Sunday, May 18, 2014

Understanding Syslog Facility Codes

Updated: 2014-05-18


What Are Syslog Facility Codes?

In any networked environment—whether it’s a Cisco firewall, a Linux server, or a Windows host forwarding event data—Syslog is the de facto standard for event logging. Each Syslog message includes two key identifiers: a facility code and a severity level.

While severity tells you how important a message is (e.g., error vs. informational), facility tells you where it came from—the subsystem or process that generated it.


The Role of Facility Codes

Facility codes help network and security monitoring tools (like SolarWinds, Graylog, or Splunk) sort incoming logs into logical categories. This makes filtering, correlation, and alerting far easier.

For example, you can choose to alert only on messages from auth or local4, while ignoring generic daemon chatter. In large environments, this is critical for keeping your event streams organized and meaningful.


Common Syslog Facility Codes

Facility Code Name Typical Use
0 kernel Kernel messages (Linux/Unix)
1 user User-level processes
2 mail Mail system logs
3 daemon Background daemons and services
4 auth Authentication and security logs
5 syslog Internal syslog messages
6 lpr Printer subsystem
7 news Network news (NNTP)
8 uucp Unix-to-Unix copy protocol
9 cron Scheduled jobs (cron or at)
10 authpriv Private authentication logs
11 ftp File transfer logs
12 ntp Network Time Protocol service
13 security Log audit events
14 console System console messages
15 solaris-cron Solaris cron jobs
16–23 local0–local7 Custom or vendor-specific use

Note: Many network devices (like Cisco ASA or Palo Alto firewalls) use local0–local7 for their syslog output. You can select which facility to use in the device’s logging configuration.


How It Works in Practice

When a Syslog message is sent, the facility and severity are combined into a priority value.
For example, a message from local4 with severity warning (level 4) produces a numeric priority calculated as:

PRI = (Facility × 8) + Severity

If local4 = 20, then PRI = (20 × 8) + 4 = 164.
This number helps Syslog receivers quickly determine both where the message originated and how urgent it is.

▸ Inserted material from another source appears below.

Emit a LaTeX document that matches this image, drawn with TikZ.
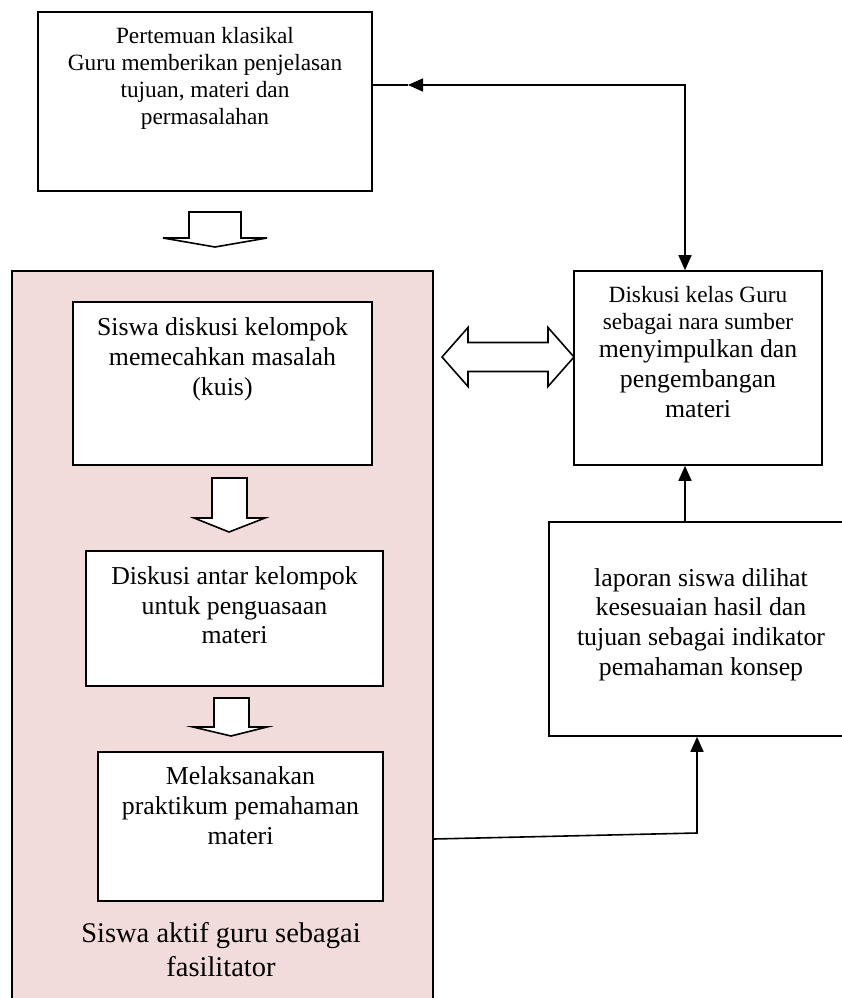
\documentclass[tikz,border=0pt]{standalone}
\usepackage{fontspec}
\setmainfont{Liberation Serif}
\usetikzlibrary{arrows.meta,calc}
\definecolor{panelpink}{HTML}{F2DCDB}
\tikzset{
  boxst/.style={draw=black, line width=1.6pt, fill=white, inner sep=0pt},
  txt/.style={align=center, inner sep=0pt},
  fsmall/.style={font=\fontsize{23.3}{27}\selectfont},
  fmid/.style={font=\fontsize{25.8}{30}\selectfont},
  fbig/.style={font=\fontsize{28.5}{34}\selectfont},
  conn/.style={draw=black, line width=1.6pt},
  tip/.tip={Triangle[length=15pt,width=13pt]},
  blockarrow/.style={draw=black, line width=1.6pt, fill=white, line join=miter}
}
\begin{document}
\begin{tikzpicture}[x=1pt,y=-1pt]
\useasboundingbox (0,0) rectangle (842,998);
\fill[white] (0,0) rectangle (842,998);

% pink panel
\node[draw=black, line width=1.6pt, fill=panelpink, inner sep=0pt,
      minimum width=421pt, minimum height=740pt] (panel) at (222.5,641) {};

% boxes
\node[boxst, minimum width=334pt, minimum height=179pt] (tb) at (205,101.5) {};
\node[boxst, minimum width=299pt, minimum height=163pt] (b1) at (222.5,383.5) {};
\node[boxst, minimum width=297pt, minimum height=135pt] (b2) at (234.5,618.5) {};
\node[boxst, minimum width=285pt, minimum height=149pt] (b3) at (240.5,826.5) {};
\node[boxst, minimum width=248pt, minimum height=194pt] (rt) at (698,368) {};
\node[boxst, minimum width=296pt, minimum height=214pt] (rb) at (697,629) {};

% texts
\node[txt, fsmall] (tbT) at (205,78) {Pertemuan klasikal\\Guru memberikan penjelasan\\tujuan, materi dan\\permasalahan};
\node[txt, fmid] (b1T) at (222.5,359.6) {Siswa diskusi kelompok\\memecahkan masalah\\(kuis)};
\node[txt, font=\fontsize{25.8}{29.5}\selectfont] (b2T) at (234.5,605.5) {Diskusi antar kelompok\\untuk penguasaan\\materi};
\node[txt, fmid] (b3T) at (240.5,806) {Melaksanakan\\praktikum pemahaman\\materi};
\node[txt, fbig] (lblT) at (221,950) {Siswa aktif guru sebagai\\fasilitator};
\node[txt, fsmall] (rtA) at (698,310) {Diskusi kelas Guru\\sebagai nara sumber};
\node[txt, fmid] (rtB) at (698,379) {menyimpulkan dan\\pengembangan\\materi};
\node[txt, font=\fontsize{25.8}{29.7}\selectfont] (rbT) at (701,624.5) {laporan siswa dilihat\\kesesuaian hasil dan\\tujuan sebagai indikator\\pemahaman konsep};

% block arrows (shapes)
\draw[blockarrow] (189,212) -- (241,212) -- (241,238) -- (267,238) -- (215,247) -- (163,238) -- (189,238) -- cycle;
\draw[blockarrow] (212,478) -- (247,478) -- (247,518) -- (265,518) -- (229,532) -- (194,518) -- (212,518) -- cycle;
\draw[blockarrow] (214,698) -- (249,698) -- (249,727) -- (267,727) -- (231,736) -- (193,727) -- (214,727) -- cycle;
\draw[blockarrow] (442,357) -- (468,327.5) -- (468,342.5) -- (548,342.5) -- (548,327.5) -- (574,357)
      -- (548,386.5) -- (548,371.5) -- (468,371.5) -- (468,386.5) -- cycle;

% connectors
\coordinate (cx) at (685,0);
\coordinate (cy) at (0,85);
\coordinate (ah) at (408,85);
\coordinate (px) at (697,833);
\coordinate (py) at (0,839);

\draw[conn, tip-tip] (rt.north -| cx) -- (cx |- cy) -- (ah);
\draw[conn] (ah) -- (tb.east |- cy);
\draw[conn, -tip] (rb.north -| cx) -- (rt.south -| cx);
\draw[conn, -tip] (panel.east |- py) -- (px) -- (rb.south -| px);
\end{tikzpicture}
\end{document}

Why It Matters for Monitoring

Facility codes become especially useful when integrating devices into centralized logging or monitoring tools. You can:

  • Route specific facilities to different collectors or dashboards.

  • Filter alerts (e.g., only show local4 errors).

  • Create per-facility retention rules—keeping security logs longer than debug traffic.

  • Test and tune alerts in lab environments like EVE-NG before deploying in production.


Summary

Syslog facility codes are simple but powerful—they define the origin of each log message and allow you to maintain clarity in complex environments. Once you understand how they work, you can build smarter filters, reduce noise, and make your monitoring systems far more efficient.

Whether you’re managing a handful of lab routers or a global enterprise network, knowing your facility codes is the first step toward clean, actionable logging.